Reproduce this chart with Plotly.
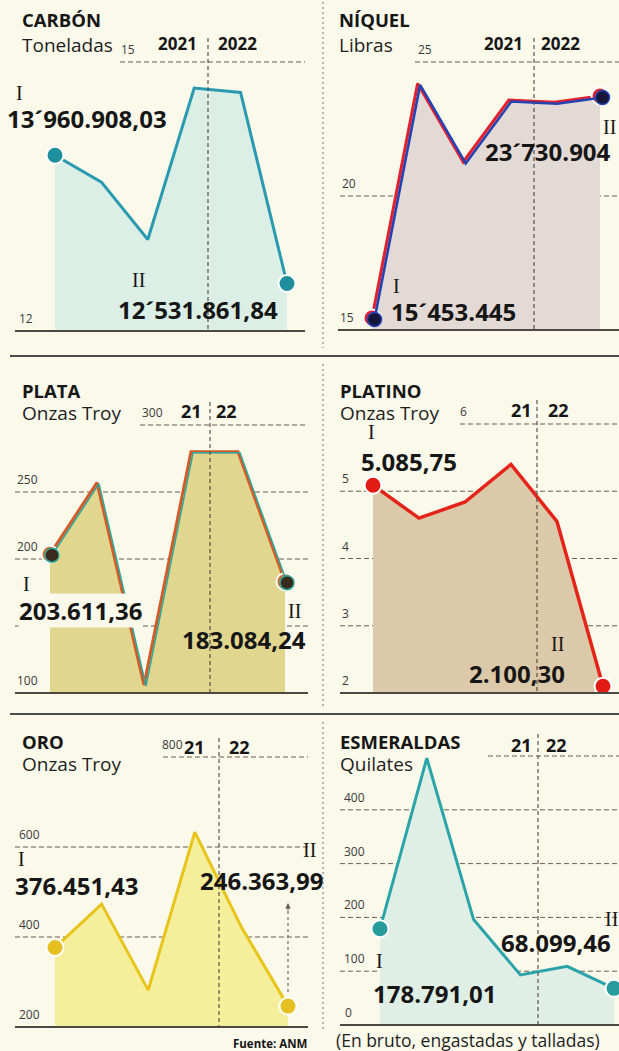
import plotly.graph_objects as go

W, H = 619, 1051
BG = "#fbf9ea"
INK = "#161616"
GRID = "#6b5d55"

# ---------------- data ----------------
quarters = ["2021-I", "2021-II", "2021-III", "2021-IV", "2022-I", "2022-II"]

carbon_mt = [13.96, 13.66, 13.02, 14.71, 14.66, 12.53]        # millones de toneladas
nickel_mlb = [15.45, 24.20, 21.27, 23.58, 23.50, 23.73]       # millones de libras
silver_koz = [203.6, 257.0, 106.0, 280.0, 280.0, 183.1]       # miles de onzas troy
platinum_koz = [5.09, 4.60, 4.84, 5.40, 4.55, 2.10]           # miles de onzas troy
gold_koz = [376.5, 473.0, 282.0, 633.0, 422.0, 246.4]         # miles de onzas troy
emerald_kct = [178.8, 496.0, 196.0, 93.0, 109.0, 68.1]        # miles de quilates

carbon_ticks = [12, 15]
carbon_tick_text = ["12", "15"]
nickel_ticks = [15, 20, 25]
nickel_tick_text = ["15", "20", "25"]
silver_ticks = [100, 150, 200, 250, 300]
silver_tick_text = ["100", "", "200", "250", "300"]
platinum_ticks = [2, 3, 4, 5, 6]
platinum_tick_text = ["2", "3", "4", "5", "6"]
gold_ticks = [200, 400, 600, 800]
gold_tick_text = ["200", "400", "600", "800"]
emerald_ticks = [0, 100, 200, 300, 400, 500]
emerald_tick_text = ["0", "100", "200", "300", "400", ""]

carbon_labels = ["13´960.908,03", "12´531.861,84"]
nickel_labels = ["15´453.445", "23´730.904"]
silver_labels = ["203.611,36", "183.084,24"]
platinum_labels = ["5.085,75", "2.100,30"]
gold_labels = ["376.451,43", "246.363,99"]
emerald_labels = ["178.791,01", "68.099,46"]

years_full = ["2021", "2022"]
years_short = ["21", "22"]
period_marks = ["I", "II"]

# ---------------- layout of panels ----------------
panels = [
    dict(name="CARBÓN", unit="Toneladas", vals=carbon_mt, ticks=carbon_ticks, ticktext=carbon_tick_text,
         labels=carbon_labels, years=years_full,
         L=0, R=310, x0=55, x5=287, base=331, top=62,
         grid_x0=[15, 120], grid_x1=305, tick_x=[17, 119],
         div_x=208, div_top=38,
         line="#2a9ab0", lw=3, fill="#dcefe6", mk="#1f8f9e",
         head_x=21, title_y=20, unit_y=45, year_x=[157, 217], year_y=43, year_size=17,
         roman_xy=[(15, 93), (131, 280)], label_xy=[(6, 118), (117, 310)], label_bg=[True, False]),
    dict(name="NÍQUEL", unit="Libras", vals=nickel_mlb, ticks=nickel_ticks, ticktext=nickel_tick_text,
         labels=nickel_labels, years=years_full,
         L=323, R=619, x0=372, x5=600, base=330, top=62,
         grid_x0=[338, 340, 415], grid_x1=619, tick_x=[338, 340, 416],
         div_x=534, div_top=38,
         line="#e3202c", lw=3, fill="#e3d9d5", mk="#e3202c",
         head_x=338, title_y=20, unit_y=45, year_x=[483, 540], year_y=43, year_size=17,
         roman_xy=[(392, 286), (602, 127)], label_xy=[(390, 311), (484, 152)], label_bg=[False, False],
         shadow=dict(line="#2343b4", lw=2.6, mk="#15163a", mkline="#2343b4", dx=2.5, dy=1.5)),
    dict(name="PLATA", unit="Onzas Troy", vals=silver_koz, ticks=silver_ticks, ticktext=silver_tick_text,
         labels=silver_labels, years=years_short,
         L=0, R=310, x0=50, x5=285, base=693, top=425,
         grid_x0=[15, 15, 15, 15, 140], grid_x1=308, tick_x=[15, 15, 15, 15, 140],
         div_x=210, div_top=402,
         line="#d45a28", lw=3, fill="#e0d68e", mk="#d06a30",
         head_x=21, title_y=390, unit_y=413, year_x=[180, 215], year_y=411, year_size=18,
         roman_xy=[(22, 584), (287, 611)], label_xy=[(18, 610), (181, 639)], label_bg=[True, False],
         shadow=dict(line="#2fa79a", lw=1.6, mk="#3a2a1e", mkline="#2fa79a", dx=2.0, dy=1.0)),
    dict(name="PLATINO", unit="Onzas Troy", vals=platinum_koz, ticks=platinum_ticks, ticktext=platinum_tick_text,
         labels=platinum_labels, years=years_short,
         L=323, R=619, x0=373, x5=603, base=693, top=424,
         grid_x0=[340, 340, 340, 340, 460], grid_x1=619, tick_x=[340, 340, 340, 340, 458],
         div_x=537, div_top=400,
         line="#e42418", lw=3.5, fill="#dbc9a9", mk="#e21c14",
         head_x=339, title_y=390, unit_y=413, year_x=[510, 547], year_y=410, year_size=18,
         roman_xy=[(367, 432), (550, 644)], label_xy=[(360, 461), (468, 673)], label_bg=[False, False]),
    dict(name="ORO", unit="Onzas Troy", vals=gold_koz, ticks=gold_ticks, ticktext=gold_tick_text,
         labels=gold_labels, years=years_short,
         L=0, R=310, x0=55, x5=288, base=1027, top=757,
         grid_x0=[15, 15, 15, 163], grid_x1=308, tick_x=[17, 17, 17, 160],
         div_x=219, div_top=738,
         line="#e8c41a", lw=3, fill="#f5ef9c", mk="#e6c020",
         head_x=21, title_y=741, unit_y=764, year_x=[183, 228], year_y=747, year_size=18,
         roman_xy=[(17, 859), (302, 850)], label_xy=[(14, 885), (199, 880)], label_bg=[False, False]),
    dict(name="ESMERALDAS", unit="Quilates", vals=emerald_kct, ticks=emerald_ticks, ticktext=emerald_tick_text,
         labels=emerald_labels, years=years_short,
         L=323, R=619, x0=380, x5=614, base=1025, top=756,
         grid_x0=[340, 340, 340, 340, 340, 488], grid_x1=619, tick_x=[343, 342, 342, 342, 342, 488],
         div_x=538, div_top=734,
         line="#2aa4a8", lw=3, fill="#e0efe6", mk="#279c9c",
         head_x=339, title_y=741, unit_y=764, year_x=[510, 545], year_y=745, year_size=18,
         roman_xy=[(375, 961), (604, 919)], label_xy=[(372, 993), (500, 942)],
         label_bg=[False, False]),
]


def fx(px):
    return px / W


def fy(py):
    return 1 - py / H


PAD = 16


def axis_geom(x0, x5, L, R, base, top, ymin, ymax):
    n = len(quarters) - 1
    s = (x5 - x0) / n
    xr = [-(x0 - L) / s, n + (R - x5) / s]
    ppu = (base - top) / (ymax - ymin)
    yr = [ymin - PAD / ppu, ymax + PAD / ppu]
    xd = [fx(L), fx(R)]
    yd = [fy(base + PAD), fy(top - PAD)]
    return xr, yr, xd, yd


fig = go.Figure()
shapes = []
annotations = []
layout_axes = {}


def txt(text, x, y, size, bold=False, serif=False, color=INK, bg="rgba(0,0,0,0)"):
    annotations.append(dict(
        text=text, x=fx(x), y=fy(y), xref="paper", yref="paper",
        xanchor="left", yanchor="middle", showarrow=False, bgcolor=bg, borderpad=0,
        font=dict(family="Liberation Serif" if serif else "Open Sans", size=size,
                  color=color, weight=700 if bold else 400)))


def add_axes(idx, xr, yr, xd, yd):
    sfx = "" if idx == 1 else str(idx)
    layout_axes["xaxis" + sfx] = dict(domain=xd, range=xr, type="category", visible=False,
                                      categoryorder="array", categoryarray=quarters, fixedrange=True)
    layout_axes["yaxis" + sfx] = dict(domain=yd, range=yr, visible=False, fixedrange=True)
    return ("x" + sfx, "y" + sfx)


next_shadow = len(panels) + 1

for i, p in enumerate(panels, start=1):
    ymin, ymax = p["ticks"][0], p["ticks"][-1]
    xr, yr, xd, yd = axis_geom(p["x0"], p["x5"], p["L"], p["R"], p["base"], p["top"], ymin, ymax)
    xa, ya = add_axes(i, xr, yr, xd, yd)

    # baseline helper for the area fill
    fig.add_trace(go.Scatter(x=quarters, y=[ymin] * len(quarters), mode="lines",
                             line=dict(width=0), xaxis=xa, yaxis=ya, hoverinfo="skip", showlegend=False))
    fig.add_trace(go.Scatter(x=quarters, y=p["vals"], mode="lines", fill="tonexty",
                             fillcolor=p["fill"], line=dict(color=p["line"], width=p["lw"]),
                             xaxis=xa, yaxis=ya, showlegend=False))
    ends_x = [quarters[0], quarters[-1]]
    ends_y = [p["vals"][0], p["vals"][-1]]
    fig.add_trace(go.Scatter(x=ends_x, y=ends_y, mode="markers", cliponaxis=False,
                             marker=dict(size=17, color=p["mk"], line=dict(color="#ffffff", width=2)),
                             xaxis=xa, yaxis=ya, showlegend=False))

    if "shadow" in p:
        sh = p["shadow"]
        sxr, syr, sxd, syd = axis_geom(p["x0"] + sh["dx"], p["x5"] + sh["dx"], p["L"], p["R"],
                                       p["base"] + sh["dy"], p["top"] + sh["dy"], ymin, ymax)
        sxa, sya = add_axes(next_shadow, sxr, syr, sxd, syd)
        next_shadow += 1
        fig.add_trace(go.Scatter(x=quarters, y=p["vals"], mode="lines",
                                 line=dict(color=sh["line"], width=sh["lw"]),
                                 xaxis=sxa, yaxis=sya, showlegend=False))
        fig.add_trace(go.Scatter(x=ends_x, y=ends_y, mode="markers", cliponaxis=False,
                                 marker=dict(size=14, color=sh["mk"], line=dict(color=sh["mkline"], width=1.5)),
                                 xaxis=sxa, yaxis=sya, showlegend=False))

    # grid lines, baseline and tick labels
    for k, (t, tt) in enumerate(zip(p["ticks"], p["ticktext"])):
        base_line = (k == 0)
        shapes.append(dict(type="line", xref="paper", yref=ya, x0=fx(p["grid_x0"][k]), x1=fx(p["grid_x1"]),
                           y0=t, y1=t, layer="above" if base_line else "below",
                           line=dict(color="#4e4844" if base_line else GRID, width=2 if base_line else 1,
                                     dash="solid" if base_line else "5px,3px")))
        if tt:
            annotations.append(dict(text=tt, x=fx(p["tick_x"][k]), y=t, xref="paper", yref=ya,
                                    xanchor="left", yanchor="bottom", yshift=2, showarrow=False,
                                    font=dict(family="Open Sans", size=12, color="#3a3a3a")))

    # year divider
    shapes.append(dict(type="line", xref="paper", yref="paper", x0=fx(p["div_x"]), x1=fx(p["div_x"]),
                       y0=fy(p["div_top"]), y1=fy(p["base"]), layer="above",
                       line=dict(color="#4f4340", width=1.1, dash="4px,3px")))

    # header texts
    txt(p["name"], p["head_x"], p["title_y"], 18.5, bold=True)
    txt(p["unit"], p["head_x"], p["unit_y"], 19, color="#1e1e1e")
    for yx, ylab in zip(p["year_x"], p["years"]):
        txt(ylab, yx, p["year_y"], p["year_size"], bold=True)

    # period marks and value labels
    for (rx, ry), mark in zip(p["roman_xy"], period_marks):
        txt(mark, rx, ry, 20, serif=True)
    for (lx, ly), lab, bg in zip(p["label_xy"], p["labels"], p["label_bg"]):
        txt(lab, lx, ly, 24, bold=True, bg=BG if bg else "rgba(0,0,0,0)")

# dashed arrow in the gold panel (from II marker up to its label)
shapes.append(dict(type="line", xref="x5", yref="paper", x0=quarters[-1], x1=quarters[-1],
                   y0=fy(992), y1=fy(908), line=dict(color=GRID, width=1.1, dash="3px,3px")))
annotations.append(dict(text="", x=quarters[-1], y=fy(903), xref="x5", yref="paper", showarrow=True,
                        ax=0, ay=9, arrowhead=2, arrowsize=1, arrowwidth=1.1, arrowcolor=GRID))

# separators
shapes.append(dict(type="line", xref="paper", yref="paper", x0=fx(10), x1=1, y0=fy(356), y1=fy(356),
                   line=dict(color="#4a4a4a", width=2)))
shapes.append(dict(type="line", xref="paper", yref="paper", x0=fx(10), x1=1, y0=fy(714), y1=fy(714),
                   line=dict(color="#4a4a4a", width=2)))
for (a, b) in [(2, 348), (364, 706), (722, 1030)]:
    shapes.append(dict(type="line", xref="paper", yref="paper", x0=fx(323), x1=fx(323), y0=fy(a), y1=fy(b),
                       line=dict(color="#777066", width=1, dash="2px,3px")))

# footer texts
txt("Fuente: ANM", 232, 1043, 11.5, bold=True)
txt("(En bruto, engastadas y talladas)", 335, 1040, 17.5, color="#1e1e1e")

fig.update_layout(
    width=W, height=H, autosize=False,
    margin=dict(l=0, r=0, t=0, b=0),
    paper_bgcolor=BG, plot_bgcolor="rgba(0,0,0,0)",
    showlegend=False, shapes=shapes, annotations=annotations,
    **layout_axes,
)

fig.write_html(
    "out.html",
    config={"displayModeBar": False},
    post_script="document.body.style.margin='0';document.body.style.overflow='hidden';"
                "document.documentElement.style.overflow='hidden';",
)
__________
● PROBLEM TO WORK ON
Transcribe the opening line of the listing above, please, and every line after it through the line with "emerald_kct = [178.8, 496.0, 196.0, 93.0, 109.0, 68.1]", word for word, without pictures.

● EXERCISE ANSWER
Reproduce this chart with Plotly.
import plotly.graph_objects as go

W, H = 619, 1051
BG = "#fbf9ea"
INK = "#161616"
GRID = "#6b5d55"

# ---------------- data ----------------
quarters = ["2021-I", "2021-II", "2021-III", "2021-IV", "2022-I", "2022-II"]

carbon_mt = [13.96, 13.66, 13.02, 14.71, 14.66, 12.53]        # millones de toneladas
nickel_mlb = [15.45, 24.20, 21.27, 23.58, 23.50, 23.73]       # millones de libras
silver_koz = [203.6, 257.0, 106.0, 280.0, 280.0, 183.1]       # miles de onzas troy
platinum_koz = [5.09, 4.60, 4.84, 5.40, 4.55, 2.10]           # miles de onzas troy
gold_koz = [376.5, 473.0, 282.0, 633.0, 422.0, 246.4]         # miles de onzas troy
emerald_kct = [178.8, 496.0, 196.0, 93.0, 109.0, 68.1]        # miles de quilates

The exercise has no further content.